**WHAT IS REQUIRED:**
Please transcribe the data below exactly. Leave the pictures out.

>> start GIVEN DATA

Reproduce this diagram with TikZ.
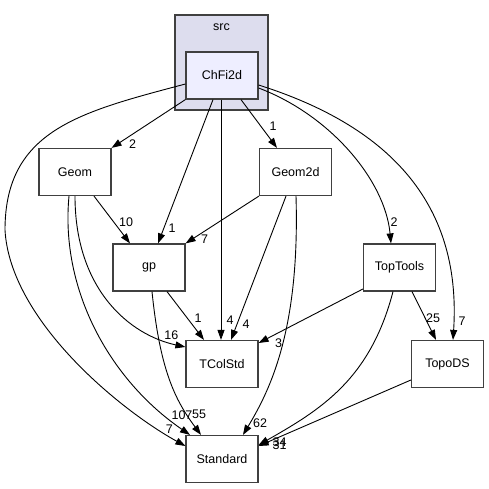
\documentclass[tikz,border=0pt]{standalone}
\usepackage{fontspec}
\setmainfont{Liberation Sans}
\usetikzlibrary{arrows.meta}

\begin{document}
\begin{tikzpicture}[
    x=1pt,
    y=-1pt,
    >={Triangle[length=10pt,width=7pt]},
    dep/.style={
        ->,
        line width=0.9pt,
        black,
    },
    dir/.style={
        rectangle,
        draw=black!75,
        line width=1.2pt,
        minimum width=72pt,
        minimum height=47pt,
        font=\fontsize{12.5}{15}\selectfont,
    },
    hl/.style={
        inner sep=0pt,
        font=\fontsize{12.5}{15}\selectfont,
    },
]
    \useasboundingbox (0,0) rectangle (489,489);

    \node[dir, fill={rgb,255:red,221;green,221;blue,238}, minimum width=93pt, minimum height=95pt] (src) at (221.5,62.5) {};
    \node[hl] (srclabel) at (221.5,27) {src};

    \node[dir, fill={rgb,255:red,238;green,238;blue,255}] (ChFi2d) at (222,75.5) {ChFi2d};
    \node[dir] (Geom)     at (75,172)    {Geom};
    \node[dir] (Geom2d)   at (295.5,172) {Geom2d};
    \node[dir] (gp)       at (149,267.5) {gp};
    \node[dir] (TopTools) at (399.5,267.5) {TopTools};
    \node[dir] (TColStd)  at (222,364)   {TColStd};
    \node[dir] (TopoDS)   at (447.5,364) {TopoDS};
    \node[dir] (Standard) at (222,459)   {Standard};

    % ChFi2d
    \draw[dep] (ChFi2d.south west) -- (Geom.north east) node[hl, xshift=21pt, yshift=4pt] {2};
    \draw[dep] ([xshift=-9pt]ChFi2d.south) -- ([xshift=9pt]gp.north) node[hl, xshift=14pt, yshift=15pt] {1};
    \draw[dep] ([xshift=-1pt]ChFi2d.south) -- ([xshift=-1pt]TColStd.north) node[hl, xshift=9pt, yshift=20pt] {4};
    \draw[dep] ([xshift=19pt]ChFi2d.south) -- ([xshift=-18.5pt]Geom2d.north) node[hl, xshift=-4pt, yshift=22pt] {1};
    \draw[dep] ([yshift=-12.5pt]ChFi2d.east) .. controls (330,115) and (385,180) .. ([xshift=-8.5pt]TopTools.north) node[hl, xshift=3pt, yshift=21pt] {2};
    \draw[dep] ([yshift=-9.5pt]ChFi2d.east) .. controls (385,125) and (462,200) .. ([xshift=5.5pt]TopoDS.north) node[hl, xshift=9pt, yshift=19pt] {7};
    \draw[dep] ([yshift=-8.5pt]ChFi2d.west) .. controls (80,112) and (5,130) .. (5,230) .. controls (10,320) and (120,410) .. ([yshift=13pt]Standard.west) node[hl, xshift=-16pt, yshift=17pt] {7};

    % Geom
    \draw[dep] ([xshift=19pt]Geom.south) -- ([xshift=-19pt]gp.north) node[hl, xshift=-4pt, yshift=21pt] {10};
    \draw[dep] (Geom.south) .. controls (75,290) and (130,335) .. ([yshift=17pt]TColStd.west) node[hl, xshift=-14pt, yshift=12pt] {16};
    \draw[dep] ([xshift=-6pt]Geom.south) .. controls (60,290) and (110,380) .. ([xshift=-32pt]Standard.north) node[hl, xshift=-8pt, yshift=20pt] {107};

    % gp
    \draw[dep] ([xshift=18pt]gp.south) -- ([xshift=-18pt]TColStd.north) node[hl, xshift=-6pt, yshift=22pt] {1};
    \draw[dep] ([xshift=3pt]gp.south) .. controls (160,370) and (175,400) .. ([xshift=-21pt]Standard.north) node[hl, xshift=-2pt, yshift=21pt] {55};

    % Geom2d
    \draw[dep] (Geom2d.south west) -- (gp.north east) node[hl, xshift=19pt, yshift=4pt] {7};
    \draw[dep] ([xshift=-9.5pt]Geom2d.south) -- ([xshift=9pt]TColStd.north) node[hl, xshift=15pt, yshift=16pt] {4};
    \draw[dep] ([xshift=0.5pt]Geom2d.south) .. controls (300,330) and (270,390) .. ([xshift=21pt]Standard.north) node[hl, xshift=17pt, yshift=12pt] {62};

    % TopTools
    \draw[dep] ([yshift=-21.5pt]TopTools.west) -- ([yshift=21pt]TColStd.east) node[hl, xshift=20pt] {3};
    \draw[dep] ([xshift=12.5pt]TopTools.south) -- ([xshift=-11.5pt]TopoDS.north) node[hl, xshift=-3pt, yshift=22pt] {25};
    \draw[dep] ([xshift=-6.5pt]TopTools.south) .. controls (370,380) and (320,410) .. ([yshift=14pt]Standard.east) node[hl, xshift=21pt, yshift=3pt] {34};

    % TopoDS
    \draw[dep] ([yshift=-16pt]TopoDS.west) -- ([yshift=13pt]Standard.east) node[hl, xshift=21pt, yshift=1pt] {31};
\end{tikzpicture}
\end{document}
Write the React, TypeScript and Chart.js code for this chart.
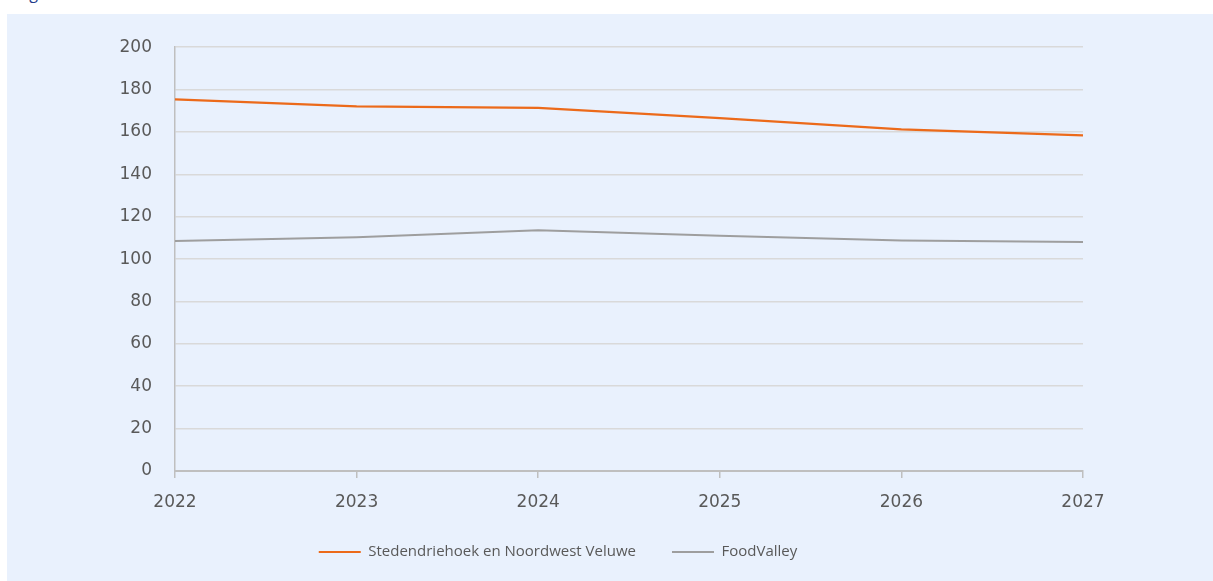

>> end GIVEN DATA

**WRITTEN RESPONSE:**
Reproduce this diagram with TikZ.
\documentclass[tikz,border=0pt]{standalone}
\usepackage{fontspec}
\setmainfont{Liberation Sans}
\usetikzlibrary{arrows.meta}

\begin{document}
\begin{tikzpicture}[
    x=1pt,
    y=-1pt,
    >={Triangle[length=10pt,width=7pt]},
    dep/.style={
        ->,
        line width=0.9pt,
        black,
    },
    dir/.style={
        rectangle,
        draw=black!75,
        line width=1.2pt,
        minimum width=72pt,
        minimum height=47pt,
        font=\fontsize{12.5}{15}\selectfont,
    },
    hl/.style={
        inner sep=0pt,
        font=\fontsize{12.5}{15}\selectfont,
    },
]
    \useasboundingbox (0,0) rectangle (489,489);

    \node[dir, fill={rgb,255:red,221;green,221;blue,238}, minimum width=93pt, minimum height=95pt] (src) at (221.5,62.5) {};
    \node[hl] (srclabel) at (221.5,27) {src};

    \node[dir, fill={rgb,255:red,238;green,238;blue,255}] (ChFi2d) at (222,75.5) {ChFi2d};
    \node[dir] (Geom)     at (75,172)    {Geom};
    \node[dir] (Geom2d)   at (295.5,172) {Geom2d};
    \node[dir] (gp)       at (149,267.5) {gp};
    \node[dir] (TopTools) at (399.5,267.5) {TopTools};
    \node[dir] (TColStd)  at (222,364)   {TColStd};
    \node[dir] (TopoDS)   at (447.5,364) {TopoDS};
    \node[dir] (Standard) at (222,459)   {Standard};

    % ChFi2d
    \draw[dep] (ChFi2d.south west) -- (Geom.north east) node[hl, xshift=21pt, yshift=4pt] {2};
    \draw[dep] ([xshift=-9pt]ChFi2d.south) -- ([xshift=9pt]gp.north) node[hl, xshift=14pt, yshift=15pt] {1};
    \draw[dep] ([xshift=-1pt]ChFi2d.south) -- ([xshift=-1pt]TColStd.north) node[hl, xshift=9pt, yshift=20pt] {4};
    \draw[dep] ([xshift=19pt]ChFi2d.south) -- ([xshift=-18.5pt]Geom2d.north) node[hl, xshift=-4pt, yshift=22pt] {1};
    \draw[dep] ([yshift=-12.5pt]ChFi2d.east) .. controls (330,115) and (385,180) .. ([xshift=-8.5pt]TopTools.north) node[hl, xshift=3pt, yshift=21pt] {2};
    \draw[dep] ([yshift=-9.5pt]ChFi2d.east) .. controls (385,125) and (462,200) .. ([xshift=5.5pt]TopoDS.north) node[hl, xshift=9pt, yshift=19pt] {7};
    \draw[dep] ([yshift=-8.5pt]ChFi2d.west) .. controls (80,112) and (5,130) .. (5,230) .. controls (10,320) and (120,410) .. ([yshift=13pt]Standard.west) node[hl, xshift=-16pt, yshift=17pt] {7};

    % Geom
    \draw[dep] ([xshift=19pt]Geom.south) -- ([xshift=-19pt]gp.north) node[hl, xshift=-4pt, yshift=21pt] {10};
    \draw[dep] (Geom.south) .. controls (75,290) and (130,335) .. ([yshift=17pt]TColStd.west) node[hl, xshift=-14pt, yshift=12pt] {16};
    \draw[dep] ([xshift=-6pt]Geom.south) .. controls (60,290) and (110,380) .. ([xshift=-32pt]Standard.north) node[hl, xshift=-8pt, yshift=20pt] {107};

    % gp
    \draw[dep] ([xshift=18pt]gp.south) -- ([xshift=-18pt]TColStd.north) node[hl, xshift=-6pt, yshift=22pt] {1};
    \draw[dep] ([xshift=3pt]gp.south) .. controls (160,370) and (175,400) .. ([xshift=-21pt]Standard.north) node[hl, xshift=-2pt, yshift=21pt] {55};

    % Geom2d
    \draw[dep] (Geom2d.south west) -- (gp.north east) node[hl, xshift=19pt, yshift=4pt] {7};
    \draw[dep] ([xshift=-9.5pt]Geom2d.south) -- ([xshift=9pt]TColStd.north) node[hl, xshift=15pt, yshift=16pt] {4};
    \draw[dep] ([xshift=0.5pt]Geom2d.south) .. controls (300,330) and (270,390) .. ([xshift=21pt]Standard.north) node[hl, xshift=17pt, yshift=12pt] {62};

    % TopTools
    \draw[dep] ([yshift=-21.5pt]TopTools.west) -- ([yshift=21pt]TColStd.east) node[hl, xshift=20pt] {3};
    \draw[dep] ([xshift=12.5pt]TopTools.south) -- ([xshift=-11.5pt]TopoDS.north) node[hl, xshift=-3pt, yshift=22pt] {25};
    \draw[dep] ([xshift=-6.5pt]TopTools.south) .. controls (370,380) and (320,410) .. ([yshift=14pt]Standard.east) node[hl, xshift=21pt, yshift=3pt] {34};

    % TopoDS
    \draw[dep] ([yshift=-16pt]TopoDS.west) -- ([yshift=13pt]Standard.east) node[hl, xshift=21pt, yshift=1pt] {31};
\end{tikzpicture}
\end{document}
Write the React, TypeScript and Chart.js code for this chart.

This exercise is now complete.